_Exercise aim_
Starting at the first line of the entries below, restate each line exactly until you reach the line with "24.8, 13.7, 0.6];", and print that one too. Leave the pictures out and stop there.

Figure scripts
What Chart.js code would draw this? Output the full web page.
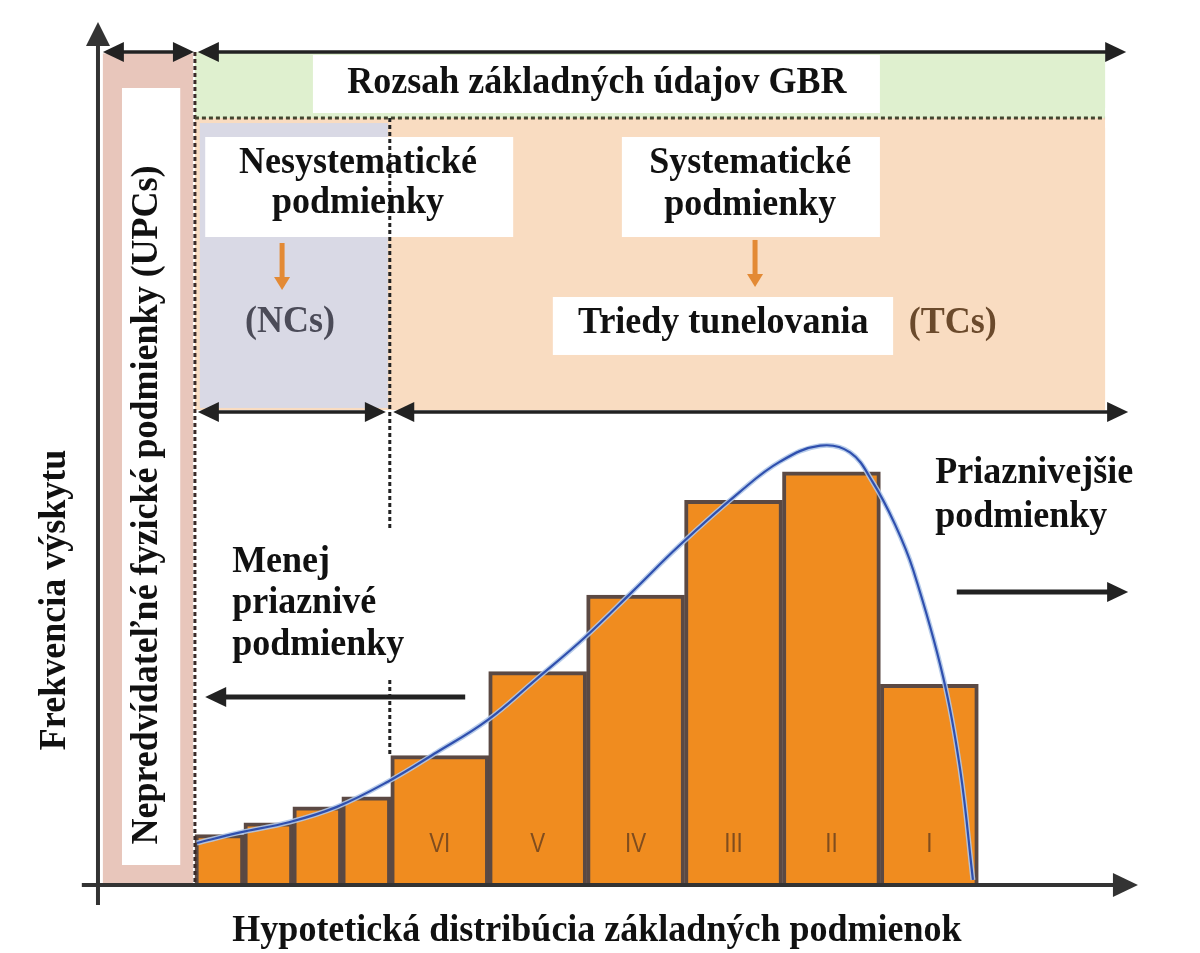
<!DOCTYPE html>
<html>
<head>
<meta charset="utf-8">
<script src="https://cdn.jsdelivr.net/npm/chart.js@4.4.0/dist/chart.umd.min.js"></script>
<style>body{margin:0;background:#fff}</style>
</head>
<body>
<canvas id="chart" width="1200" height="953"></canvas>
<script>
// narrow classes on the left (no label)
const narrowX = [2.5, 3.5, 4.5, 5.5];
const narrowFreq = [6.0, 7.4, 9.3, 10.5];
// tunnelling classes VI..I
const classX = [7, 9, 11, 13, 15, 17];
const classFreq = [15.4, 25.4, 34.5, 45.8, 49.2, 23.9];
const classNames = ['VI', 'V', 'IV', 'III', 'II', 'I'];
// fitted distribution curve
const curveX = [2.04, 2.88, 3.94, 4.90, 5.94, 6.94, 7.97, 8.95, 9.95, 10.93, 11.91, 13.13, 13.95, 14.77, 15.38, 15.85, 16.30, 16.67, 17.28, 17.63, 17.89];
const curveY = [5.0, 6.2, 7.5, 9.3, 12.3, 15.8, 19.6, 24.4, 29.4, 34.9, 40.5, 46.8, 50.4, 52.3, 51.5, 47.9, 42.9, 37.5, 24.8, 13.7, 0.6];

const SERIF = '"Liberation Serif", "Times New Roman", serif';

function pts(xs, ys) {
    return xs.map((x, i) => ({x: x, y: ys[i]}));
}

function arrowHead(ctx, x1, y1, x2, y2, len, half) {
    let a = Math.atan2(y2 - y1, x2 - x1);
    ctx.beginPath();
    ctx.moveTo(x2, y2);
    ctx.lineTo(x2 - len * Math.cos(a) + half * Math.sin(a), y2 - len * Math.sin(a) - half * Math.cos(a));
    ctx.lineTo(x2 - len * Math.cos(a) - half * Math.sin(a), y2 - len * Math.sin(a) + half * Math.cos(a));
    ctx.closePath();
    ctx.fill();
}

function arrow(ctx, x1, y1, x2, y2, o) {
    ctx.save();
    ctx.strokeStyle = o.color;
    ctx.fillStyle = o.color;
    ctx.lineWidth = o.width;
    let a = Math.atan2(y2 - y1, x2 - x1);
    let sx = x1, sy = y1, ex = x2, ey = y2;
    if (o.start) { sx += o.len * 0.8 * Math.cos(a); sy += o.len * 0.8 * Math.sin(a); }
    if (o.end) { ex -= o.len * 0.8 * Math.cos(a); ey -= o.len * 0.8 * Math.sin(a); }
    ctx.beginPath();
    ctx.moveTo(sx, sy);
    ctx.lineTo(ex, ey);
    ctx.stroke();
    if (o.end) arrowHead(ctx, x1, y1, x2, y2, o.len, o.half);
    if (o.start) arrowHead(ctx, x2, y2, x1, y1, o.len, o.half);
    ctx.restore();
}

function dotted(ctx, x1, y1, x2, y2, color) {
    ctx.save();
    ctx.strokeStyle = color;
    ctx.lineWidth = 3;
    ctx.setLineDash([4, 3]);
    ctx.beginPath();
    ctx.moveTo(x1, y1);
    ctx.lineTo(x2, y2);
    ctx.stroke();
    ctx.restore();
}

function text(ctx, t, x, y, o) {
    ctx.save();
    ctx.translate(x, y);
    if (o.rot) ctx.rotate(o.rot);
    ctx.scale(o.sx || 1, o.sy || 1.05);
    ctx.font = o.font || ('bold 36px ' + SERIF);
    ctx.fillStyle = o.color || '#111';
    ctx.textAlign = o.align || 'center';
    ctx.textBaseline = 'alphabetic';
    ctx.fillText(t, 0, 0);
    ctx.restore();
}

// shaded zones behind the histogram
const backdrop = {
    id: 'backdrop',
    beforeDatasetsDraw(chart) {
        const ctx = chart.ctx;
        const X = v => chart.scales.x.getPixelForValue(v);
        const Y = v => chart.scales.y.getPixelForValue(v);
        const rect = (x1, y1, x2, y2, c) => {
            ctx.fillStyle = c;
            ctx.fillRect(X(x1), Y(y1), X(x2) - X(x1), Y(y2) - Y(y1));
        };
        rect(0.12, 99.0, 1.96, 0, '#e8c6bb');
        rect(0.51, 94.88, 1.70, 2.38, '#ffffff');
        rect(2.0, 99.17, 20.59, 91.31, '#dff0cf');
        rect(2.0, 91.31, 20.59, 56.55, '#f9dcc1');
        rect(2.10, 90.71, 5.94, 56.79, '#d9d9e5');
        rect(4.41, 98.81, 15.99, 91.90, '#ffffff');
        rect(2.21, 89.05, 8.50, 77.14, '#ffffff');
        rect(10.72, 89.05, 15.99, 77.14, '#ffffff');
        rect(9.31, 70.0, 16.26, 63.10, '#ffffff');
    }
};

// axes, arrows and labels
const overlay = {
    id: 'overlay',
    afterDatasetsDraw(chart) {
        const ctx = chart.ctx;
        const X = v => chart.scales.x.getPixelForValue(v);
        const Y = v => chart.scales.y.getPixelForValue(v);
        const black = {color: '#222', width: 3.5, len: 21, half: 10};

        dotted(ctx, X(2.0), Y(99.17), X(2.0), Y(0), '#3a2a28');
        dotted(ctx, X(2.0), Y(91.31), X(20.59), Y(91.31), '#44442f');
        dotted(ctx, X(5.98), Y(91.31), X(5.98), Y(42.26), '#222');
        dotted(ctx, X(5.98), Y(24.40), X(5.98), Y(15.24), '#222');

        // axes
        arrow(ctx, X(0.02), Y(-2.38), X(0.02), Y(102.74), {color: '#333', width: 4, len: 24, half: 12, end: true});
        arrow(ctx, X(-0.31), Y(0), X(21.26), Y(0), {color: '#333', width: 4, len: 25, half: 12, end: true});

        // range arrows
        arrow(ctx, X(0.12), Y(99.17), X(1.98), Y(99.17), Object.assign({start: true, end: true}, black));
        arrow(ctx, X(2.06), Y(99.17), X(21.02), Y(99.17), Object.assign({start: true, end: true}, black));
        arrowHead(ctx, X(20.0), Y(91.31), X(21.02), Y(91.31), 21, 10);
        arrow(ctx, X(2.06), Y(56.31), X(5.90), Y(56.31), Object.assign({start: true, end: true}, black));
        arrow(ctx, X(6.05), Y(56.31), X(21.06), Y(56.31), Object.assign({start: true, end: true}, black));
        arrow(ctx, X(7.52), Y(22.38), X(2.21), Y(22.38), Object.assign({end: true}, black, {width: 5}));
        arrow(ctx, X(17.56), Y(34.88), X(21.06), Y(34.88), Object.assign({end: true}, black, {width: 5}));

        // orange arrows
        const orange = {color: '#e38a35', width: 5, len: 13, half: 8, end: true};
        arrow(ctx, X(3.78), Y(76.43), X(3.78), Y(70.83), orange);
        arrow(ctx, X(13.44), Y(76.79), X(13.44), Y(71.19), orange);

        // labels
        text(ctx, 'Rozsah základných údajov GBR', X(10.21), Y(94.29), {});
        text(ctx, 'Nesystematické', X(5.33), Y(84.76), {});
        text(ctx, 'podmienky', X(5.33), Y(80.0), {});
        text(ctx, 'Systematické', X(13.34), Y(84.76), {});
        text(ctx, 'podmienky', X(13.34), Y(79.76), {});
        text(ctx, '(NCs)', X(3.94), Y(65.83), {color: '#4b4b58'});
        text(ctx, 'Triedy tunelovania', X(12.79), Y(65.71), {});
        text(ctx, '(TCs)', X(17.48), Y(65.71), {color: '#6b4a2c'});
        text(ctx, 'Menej', X(2.76), Y(37.26), {align: 'left'});
        text(ctx, 'priaznivé', X(2.76), Y(32.38), {align: 'left'});
        text(ctx, 'podmienky', X(2.76), Y(27.38), {align: 'left'});
        text(ctx, 'Priaznivejšie', X(17.12), Y(47.86), {align: 'left'});
        text(ctx, 'podmienky', X(17.12), Y(42.62), {align: 'left'});
        text(ctx, 'Hypotetická distribúcia základných podmienok', X(10.21), Y(-6.67), {});
        text(ctx, 'Frekvencia výskytu', X(-0.65), Y(33.93), {rot: -Math.PI / 2});
        text(ctx, 'Nepredvídateľné fyzické podmienky (UPCs)', X(1.23), Y(45.24), {rot: -Math.PI / 2});

        classNames.forEach((n, i) => {
            text(ctx, n, chart.scales.x2.getPixelForValue(classX[i]), Y(3.93),
                {font: '28px "Liberation Sans", Arial, sans-serif', color: 'rgba(115,70,30,0.9)', sx: 0.8, sy: 1});
        });
    }
};

const noTicks = s => { s.ticks = []; };

const chart = new Chart(document.getElementById('chart'), {
    type: 'bar',
    data: {
        datasets: [
            {
                type: 'line',
                data: pts(curveX, curveY),
                xAxisID: 'x',
                borderColor: '#2f4fae',
                borderWidth: 2.2,
                pointRadius: 0,
                tension: 0.4,
                order: 0
            },
            {
                type: 'line',
                data: pts(curveX, curveY),
                xAxisID: 'x',
                borderColor: 'rgba(175,198,232,0.9)',
                borderWidth: 5,
                pointRadius: 0,
                tension: 0.4,
                order: 1
            },
            {
                data: pts(narrowX, narrowFreq),
                xAxisID: 'x',
                backgroundColor: '#f08c1f',
                borderColor: '#5b4943',
                borderWidth: 4,
                barPercentage: 1,
                categoryPercentage: 1,
                grouped: false,
                order: 2
            },
            {
                data: pts(classX, classFreq),
                xAxisID: 'x2',
                backgroundColor: '#f08c1f',
                borderColor: '#5b4943',
                borderWidth: 4,
                barPercentage: 1,
                categoryPercentage: 1,
                grouped: false,
                order: 3
            }
        ]
    },
    options: {
        responsive: false,
        animation: false,
        devicePixelRatio: 1,
        layout: {padding: {left: 97, right: 65, top: 45, bottom: 68}},
        plugins: {legend: {display: false}, tooltip: {enabled: false}},
        scales: {
            x: {type: 'linear', min: 0, max: 21.2, display: false, afterBuildTicks: noTicks},
            x2: {type: 'linear', min: 0, max: 21.2, display: false, afterBuildTicks: noTicks},
            y: {type: 'linear', min: 0, max: 100, display: false}
        }
    },
    plugins: [backdrop, overlay]
});
</script>
</body>
</html>
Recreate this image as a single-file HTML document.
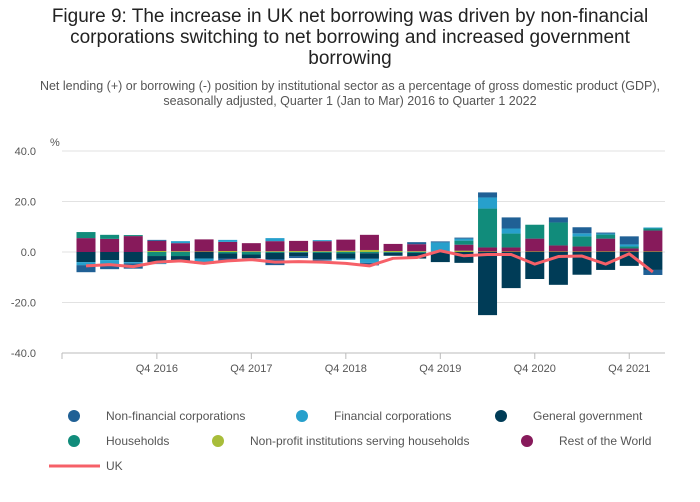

_Correct answer_
What Chart.js code would draw this? Output the full web page.
<!DOCTYPE html>
<html>
<head>
<meta charset="utf-8">
<script src="https://cdn.jsdelivr.net/npm/chart.js@4.4.0/dist/chart.umd.min.js"></script>
<style>body{margin:0;background:#fff}</style>
</head>
<body>
<canvas id="chart" width="1200" height="953"></canvas>
<script>
// narrow classes on the left (no label)
const narrowX = [2.5, 3.5, 4.5, 5.5];
const narrowFreq = [6.0, 7.4, 9.3, 10.5];
// tunnelling classes VI..I
const classX = [7, 9, 11, 13, 15, 17];
const classFreq = [15.4, 25.4, 34.5, 45.8, 49.2, 23.9];
const classNames = ['VI', 'V', 'IV', 'III', 'II', 'I'];
// fitted distribution curve
const curveX = [2.04, 2.88, 3.94, 4.90, 5.94, 6.94, 7.97, 8.95, 9.95, 10.93, 11.91, 13.13, 13.95, 14.77, 15.38, 15.85, 16.30, 16.67, 17.28, 17.63, 17.89];
const curveY = [5.0, 6.2, 7.5, 9.3, 12.3, 15.8, 19.6, 24.4, 29.4, 34.9, 40.5, 46.8, 50.4, 52.3, 51.5, 47.9, 42.9, 37.5, 24.8, 13.7, 0.6];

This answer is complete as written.